Ian Kemp, an independent defense analyst in London, tells RFE/RL that the seizure of Marin Shah by militants suggests that Pakistan's army has less control over security in the tribal regions than Islamabad is willing to admit.

"I certainly think that's the case. Given the difficult nature of the terrain, it's very easy for Al-Qaeda and Taliban forces to concentrate in the mountains for a particular operation -- whether it is [an ambush or] a raid on a town or a village. So they can concentrate in strength -- probably of a couple of hundred [fighters] -- and then overwhelm the Pakistani security forces in a particular location. And then, when Pakistani forces move in for the counterattack -- relying upon helicopter gunships and fighter jets to drop bombs -- then the opposition forces can fade away back into the mountains."

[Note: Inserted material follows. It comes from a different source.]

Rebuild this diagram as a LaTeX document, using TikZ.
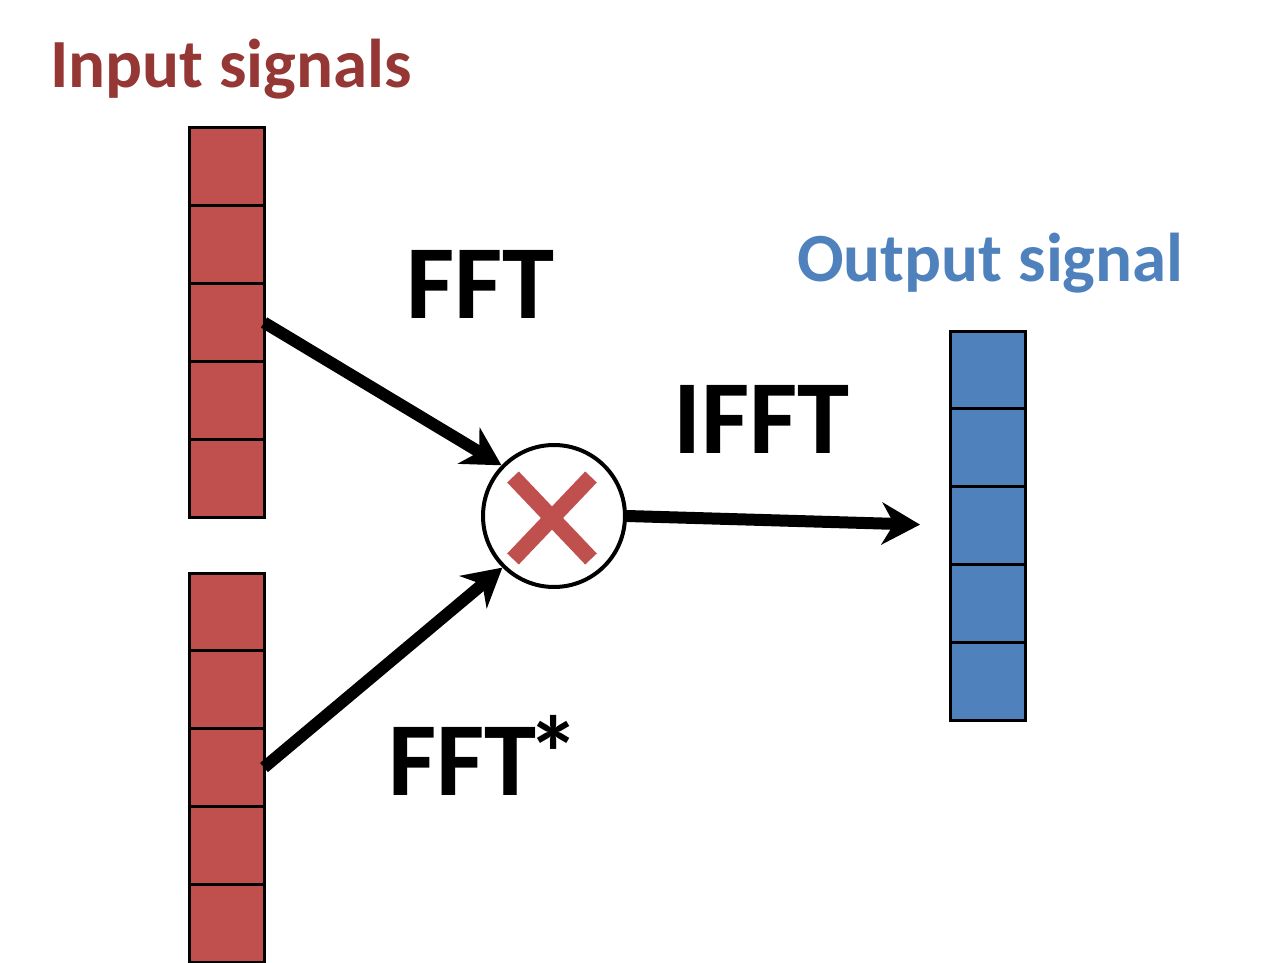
\documentclass[tikz,border=0pt]{standalone}
\usepackage{fontspec}
\setmainfont{Carlito}
\usetikzlibrary{arrows.meta,calc}
\definecolor{cellred}{HTML}{C0504D}
\definecolor{cellblue}{HTML}{4F81BD}
\definecolor{titlered}{HTML}{953735}
\definecolor{titleblue}{HTML}{4F81BD}
\tikzset{
  redcell/.style={draw=black,line width=3pt,fill=cellred,minimum width=75pt,minimum height=77.8pt,inner sep=0pt,outer sep=0pt},
  bluecell/.style={draw=black,line width=3pt,fill=cellblue,minimum width=75pt,minimum height=77.8pt,inner sep=0pt,outer sep=0pt},
  bigarrow/.style={line width=12pt,-{Stealth[length=38pt,width=42pt,inset=12pt]}},
  label/.style={font=\bfseries\fontsize{105}{110}\selectfont,anchor=base west,inner sep=0pt},
  heading/.style={font=\bfseries\fontsize{69}{74}\selectfont,anchor=base west,inner sep=0pt}
}
\begin{document}
\begin{tikzpicture}[x=1pt,y=-1pt]
\useasboundingbox (0,0) rectangle (1264,963);
% input column 1
\foreach \i in {1,...,5}{
  \node[redcell] (a\i) at (226.5,{128+(\i-0.5)*77.8}) {};
}
% input column 2
\foreach \i in {1,...,5}{
  \node[redcell] (b\i) at (226.5,{573+(\i-0.5)*77.8}) {};
}
% output column
\foreach \i in {1,...,5}{
  \node[bluecell] (c\i) at (987.5,{331+(\i-0.5)*77.8}) {};
}
% multiply circle
\node[circle,draw=black,line width=4pt,fill=white,minimum size=142pt,inner sep=0pt] (mul) at (554,516) {};
\draw[cellred,line width=16pt] ($(mul)+(-41,-39)$) -- ($(mul)+(37,43)$);
\draw[cellred,line width=16pt] ($(mul)+(37,-39)$) -- ($(mul)+(-41,43)$);
% arrows
\draw[bigarrow] (a3.east) -- (mul.136);
\draw[bigarrow] (b3.east) -- (mul.225);
\draw[bigarrow,shorten >=30pt] (mul.east) -- (c3.west);
% texts
\node[heading,text=titlered] (tin) at (50,88) {Input signals};
\node[heading,text=titleblue] (tout) at (797,281) {Output signal};
\node[label] (fft) at (406,318) {FFT};
\node[label] (ifft) at (673,453) {IFFT};
\node[label] (fftc) at (388,795) {FFT\kern-9pt\raisebox{5pt}{*}};
\end{tikzpicture}
\end{document}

Thousands of people have been fleeing the area around Miran Shah during a week of fighting that began when the Pakistani army attacked a nearby camp suspected of sheltering Taliban and Al-Qaeda fighters. Kemp says it is not a coincidence that government troops launched the attack just two days before a visit to Islamabad by U.S. President George W. Bush.

Planned To Coincide With Bush Visit

"There's no doubt whatsoever that the timing of the operation was intended to deflect criticism from President Bush during his visit to Pakistan," he said. "The American authorities [and], to a lesser extent NATO, and certainly the Afghan government itself, have been highly critical of the porous nature of the border between Afghanistan and Pakistan. Ever since the United States overthrew the Taliban, they have been urging the Pakistani authorities to do more to tighten up security [in order] to prevent Taliban and Al-Qaeda [forces] from crossing the border almost at will."

Pakistani Prime Minister Shaukat Aziz said during a visit to London on March 7 that Afghan forces need to do more on their side of the border to stop militants from using the area as a sanctuary.

Afghan President Hamid Karzai today responded to criticisms from Islamabad by saying that finger pointing does not help either country in the fight against terrorism.

"I wish our brother in neighboring Pakistan, his excellency, the president of Pakistan [Musharraf], would have more serious, more active, cooperation [with Afghanistan] in the fight against terrorism," Karzai said. "Cooperation will be for the good of both countries and the rest of the world."

Pakistan Unhappy With Indian-Afghan Relations

RFE/RL Afghanistan analyst Amin Tarzi says Pakistan's concerns about improved relations between New Delhi and Kabul also are a factor in the diplomatic row.

"Observers view the relationships between Islamabad and Kabul as the lowest they have been since the demise of the Taliban [regime] in late 2001," he said. "Afghanistan is accusing Pakistan of either supporting the neo-Taliban and other militants or, at least, not doing enough to stop the infiltrations. On the other hand, Pakistan is openly critical of Afghanistan's relationship with India. And also, now they are accusing Afghanistan of supporting separatists and rebellious movements inside [the Pakistani province of] Balochistan."

Pakistan's private Geo-TV channel quotes Musharraf as telling Abizaid that Afghanistan's accusations against Pakistan could hamper counterterrorism efforts along the border.

Major General Sultan expressed hope that the meeting would help defuse tensions and bring an end to the finger pointing. Sultan says the meeting also focused on ways to improve intelligence sharing between Pakistan, Afghanistan, and the United States.